Task prompt
Print word for word the first line of the listing below and every line after it, through the line with "from matplotlib import font_manager". Leave out the pictures and the rest.

Supplied information
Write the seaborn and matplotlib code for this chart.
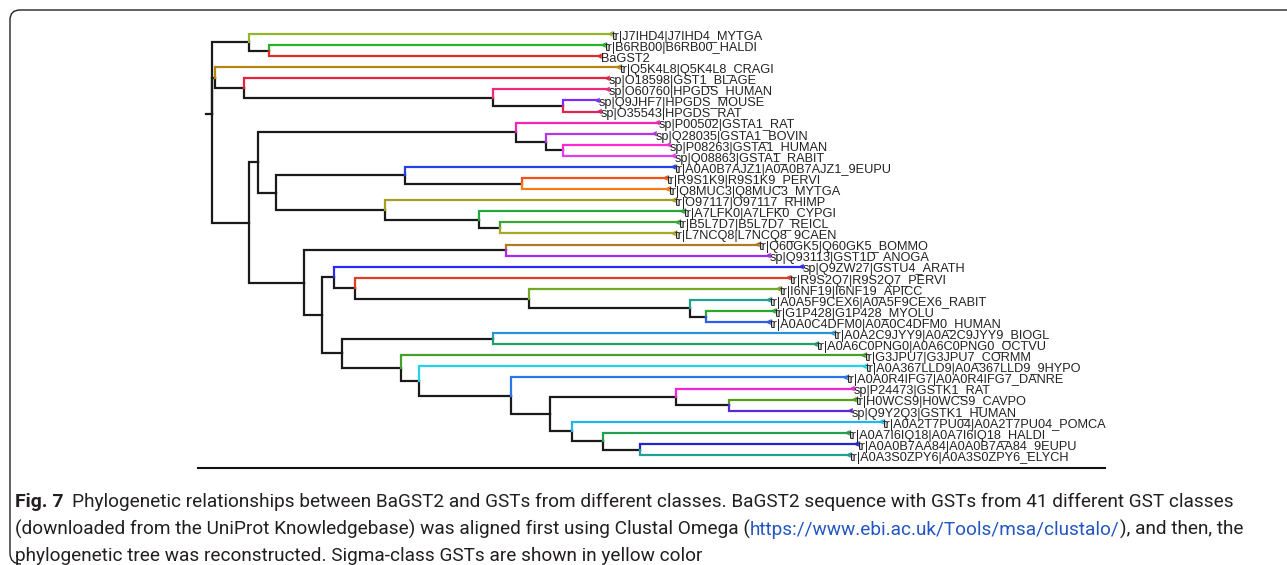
import numpy as np
import pandas as pd
import matplotlib
matplotlib.use("Agg")
import matplotlib.pyplot as plt
import seaborn as sns
from matplotlib.path import Path
from matplotlib.patches import PathPatch
from matplotlib import font_manager

# ---------------- data ----------------
tip_labels = [
    "tr|J7IHD4|J7IHD4_MYTGA", "tr|B6RB00|B6RB00_HALDI", "BaGST2",
    "tr|Q5K4L8|Q5K4L8_CRAGI", "sp|O18598|GST1_BLAGE", "sp|O60760|HPGDS_HUMAN",
    "sp|Q9JHF7|HPGDS_MOUSE", "sp|O35543|HPGDS_RAT", "sp|P00502|GSTA1_RAT",
    "sp|Q28035|GSTA1_BOVIN", "sp|P08263|GSTA1_HUMAN", "sp|Q08863|GSTA1_RABIT",
    "tr|A0A0B7AJZ1|A0A0B7AJZ1_9EUPU", "tr|R9S1K9|R9S1K9_PERVI", "tr|Q8MUC3|Q8MUC3_MYTGA",
    "tr|O97117|O97117_RHIMP", "tr|A7LFK0|A7LFK0_CYPGI", "tr|B5L7D7|B5L7D7_REICL",
    "tr|L7NCQ8|L7NCQ8_9CAEN", "tr|Q60GK5|Q60GK5_BOMMO", "sp|Q93113|GST1D_ANOGA",
    "sp|Q9ZW27|GSTU4_ARATH", "tr|R9S2Q7|R9S2Q7_PERVI", "tr|I6NF19|I6NF19_APICC",
    "tr|A0A5F9CEX6|A0A5F9CEX6_RABIT", "tr|G1P428|G1P428_MYOLU", "tr|A0A0C4DFM0|A0A0C4DFM0_HUMAN",
    "tr|A0A2C9JYY9|A0A2C9JYY9_BIOGL", "tr|A0A6C0PNG0|A0A6C0PNG0_OCTVU", "tr|G3JPU7|G3JPU7_CORMM",
    "tr|A0A367LLD9|A0A367LLD9_9HYPO", "tr|A0A0R4IFG7|A0A0R4IFG7_DANRE", "sp|P24473|GSTK1_RAT",
    "tr|H0WCS9|H0WCS9_CAVPO", "sp|Q9Y2Q3|GSTK1_HUMAN", "tr|A0A2T7PU04|A0A2T7PU04_POMCA",
    "tr|A0A7I6IQ18|A0A7I6IQ18_HALDI", "tr|A0A0B7AA84|A0A0B7AA84_9EUPU", "tr|A0A3S0ZPY6|A0A3S0ZPY6_ELYCH",
]
tip_colors = [
    "#93b52b", "#27b42a", "#e32a2a", "#b5860e", "#e8213f", "#ee2a7b",
    "#7b2cff", "#e0245a", "#f524b0", "#b437e6", "#ff2ad4", "#e23cf0",
    "#2342e6", "#f5501a", "#f57a1a", "#a3a01e", "#22a83a", "#3aa838",
    "#a8a828", "#b07a22", "#a62af0", "#2a2af5", "#e03c28", "#72a826",
    "#1fa58a", "#29a82c", "#2a5cf0", "#2a92d8", "#22a06a", "#44a02a",
    "#22d2e6", "#2a76e6", "#f024d8", "#52a01a", "#5a2ad6", "#22b6e8",
    "#22a050", "#2424c8", "#22a096",
]
# terminal branch lengths
tip_branch = [
    0.361, 0.334, 0.330, 0.403, 0.363, 0.114, 0.034, 0.036, 0.141,
    0.108, 0.105, 0.110, 0.268, 0.143, 0.145, 0.288, 0.203, 0.177,
    0.173, 0.251, 0.262, 0.467, 0.433, 0.249, 0.078, 0.067, 0.062,
    0.339, 0.322, 0.462, 0.445, 0.334, 0.176, 0.125, 0.121, 0.309,
    0.244, 0.216, 0.208,
]
# internal nodes: name, children (int = tip index), branch length to parent
node_names = ["root", "a1", "a2", "b1", "b2", "b3", "b4",
              "c1", "c2", "c3", "c4", "c5", "c6", "c7", "c7b", "c8", "c9", "c9b",
              "c10", "c11", "c12", "c13", "c14", "c15", "c16", "c16b",
              "c17", "c18", "c19", "c20", "c21", "c22", "c23", "c23b", "c24", "c25", "c26"]
node_children = [["a1", "b1", "c1"], [0, "a2"], [1, 2], [3, "b2"], [4, "b3"], [5, "b4"], [6, 7],
                 ["c2", "c10"], ["c3", "c6"], [8, "c4"], [9, "c5"], [10, 11], ["c7", "c8"],
                 [12, "c7b"], [13, 14], [15, "c9"], [16, "c9b"], [17, 18],
                 ["c11", "c12"], [19, 20], ["c13", "c17"], [21, "c14"], [22, "c15"], [23, "c16"],
                 [24, "c16b"], [25, 26],
                 ["c18", "c19"], [27, 28], [29, "c20"], [30, "c21"], [31, "c22"], ["c23", "c24"],
                 [32, "c23b"], [33, 34], [35, "c25"], [36, "c26"], [37, 38]]
node_branch = [0.006, 0.037, 0.020, 0.003, 0.029, 0.249, 0.070,
               0.037, 0.009, 0.258, 0.030, 0.017, 0.018, 0.129, 0.117, 0.109, 0.094, 0.021,
               0.055, 0.202, 0.018, 0.012, 0.021, 0.174, 0.161, 0.016,
               0.020, 0.151, 0.059, 0.018, 0.092, 0.039, 0.126, 0.053, 0.022, 0.031, 0.037]

caption_bold = "Fig. 7"
caption_l1 = ("Phylogenetic relationships between BaGST2 and GSTs from different classes. "
              "BaGST2 sequence with GSTs from 41 different GST classes")
caption_l2a = "(downloaded from the UniProt Knowledgebase) was aligned first using Clustal Omega ("
caption_url = "https://www.ebi.ac.uk/Tools/msa/clustalo/"
caption_l2b = "), and then, the"
caption_l3 = "phylogenetic tree was reconstructed. Sigma-class GSTs are shown in yellow color"

# ---------------- layout of the tree ----------------
children = dict(zip(node_names, node_children))
blen = dict(zip(node_names, node_branch))
xpos, ypos, parent = {}, {}, {}


def walk(node, px):
    if isinstance(node, (int, np.integer)):
        xpos[node] = px + tip_branch[node]
        ypos[node] = float(node)
        return ypos[node]
    xpos[node] = 0.0 if node == "root" else px + blen[node]
    ys = []
    for c in children[node]:
        parent[c] = node
        ys.append(walk(c, xpos[node]))
    ypos[node] = float(np.mean(ys))
    return ypos[node]


walk("root", 0.0)

rows = []
eid = 0
# root edge
rows += [dict(edge=eid, o=0, x=-blen["root"], y=ypos["root"], color="#1a1a1a"),
         dict(edge=eid, o=1, x=0.0, y=ypos["root"], color="#1a1a1a")]
for c, p in parent.items():
    eid += 1
    col = tip_colors[c] if isinstance(c, int) else "#1a1a1a"
    rows += [dict(edge=eid, o=0, x=xpos[p], y=ypos[p], color=col),
             dict(edge=eid, o=1, x=xpos[p], y=ypos[c], color=col),
             dict(edge=eid, o=2, x=xpos[c], y=ypos[c], color=col)]
edges = pd.DataFrame(rows)

tips = pd.DataFrame(dict(x=[xpos[i] for i in range(len(tip_labels))],
                         y=[ypos[i] for i in range(len(tip_labels))],
                         color=tip_colors, label=tip_labels))

# ---------------- drawing ----------------
sns.set_theme(style="white")
plt.rcParams["font.family"] = ["Liberation Sans", "DejaVu Sans"]

W, H = 1287, 565
fig = plt.figure(figsize=(W / 100, H / 100), dpi=100)
fig.patch.set_facecolor("white")

# tree axes (pixel geometry of the reference)
ax_l, ax_r, ax_b, ax_t = 198, 1105, 468, 28
ax = fig.add_axes([ax_l / W, (H - ax_b) / H, (ax_r - ax_l) / W, (ax_b - ax_t) / H])
x0 = -0.014
ax.set_xlim(x0, x0 + (ax_r - ax_l) / 1000.0)
row_px = 11.08
ax.set_ylim((ax_b - 34) / row_px, (ax_t - 34) / row_px)

palette = {c: c for c in edges["color"].unique()}
hue_order = ["#1a1a1a"] + [c for c in palette if c != "#1a1a1a"]
sns.lineplot(data=edges, x="x", y="y", units="edge", estimator=None, sort=False,
             hue="color", palette=palette, hue_order=hue_order, legend=False,
             lw=1.6, ax=ax, solid_joinstyle="miter", solid_capstyle="projecting")
sns.scatterplot(data=tips, x="x", y="y", hue="color", palette=palette, legend=False,
                marker="<", s=16, linewidth=0, ax=ax, zorder=3)

for _, r in tips.iterrows():
    ax.annotate(r["label"], xy=(r["x"], r["y"]), xytext=(1.5, -5.8),
                textcoords="offset pixels", ha="left", va="baseline",
                fontsize=9.2, color="#222222", annotation_clip=False)

ax.set_xticks([])
ax.set_yticks([])
ax.set_xlabel("")
ax.set_ylabel("")
for s in ["left", "top", "right"]:
    ax.spines[s].set_visible(False)
ax.spines["bottom"].set_color("#111111")
ax.spines["bottom"].set_linewidth(1.5)
ax.patch.set_alpha(0)

# overlay axes in pixel coordinates for frame and caption
ov = fig.add_axes([0, 0, 1, 1], zorder=-1)
ov.set_xlim(0, W)
ov.set_ylim(H, 0)
ov.axis("off")

frame = Path([(W + 2, 10), (20, 10), (10, 10), (10, 20), (10, 553), (10, 564), (21, 564)],
             [Path.MOVETO, Path.LINETO, Path.CURVE3, Path.CURVE3, Path.LINETO, Path.CURVE3, Path.CURVE3])
ov.add_patch(PathPatch(frame, fill=False, edgecolor="#222222", lw=1.0))

names = {f.name for f in font_manager.fontManager.ttflist}
cap_font = "Liberation Sans Narrow" if "Liberation Sans Narrow" in names else "Roboto"

renderer = fig.canvas.get_renderer()


def width_px(t):
    return t.get_window_extent(renderer=renderer).width


def draw_line(pieces, x, y, size):
    for txt, kw in pieces:
        t = ov.text(x, y, txt, fontsize=size, va="baseline", ha="left",
                    family=[cap_font, "DejaVu Sans"], **kw)
        x += width_px(t)
    return x


# fit caption size so that line 1 spans the reference width
base = 10.0
probe = ov.text(0, 0, caption_bold + "  " + caption_l1, fontsize=base, family=[cap_font, "DejaVu Sans"])
scale = (1237 - 15) / width_px(probe)
probe.remove()
size = base * scale

black = dict(color="#231f20")
blue = dict(color="#2356c2")
t = ov.text(15, 507, caption_bold, fontsize=size * 1.02, va="baseline", ha="left",
            family=[cap_font, "DejaVu Sans"], fontweight="bold", color="#231f20")
xx = 15 + width_px(t) + size * 0.6
draw_line([(caption_l1, black)], xx, 507, size)
draw_line([(caption_l2a, black), (caption_url, blue), (caption_l2b, black)], 15, 535, size)
draw_line([(caption_l3, black)], 15, 561, size)

fig.savefig("out.png", dpi=100, facecolor="white")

Solved problem
Write the seaborn and matplotlib code for this chart.
import numpy as np
import pandas as pd
import matplotlib
matplotlib.use("Agg")
import matplotlib.pyplot as plt
import seaborn as sns
from matplotlib.path import Path
from matplotlib.patches import PathPatch
from matplotlib import font_manager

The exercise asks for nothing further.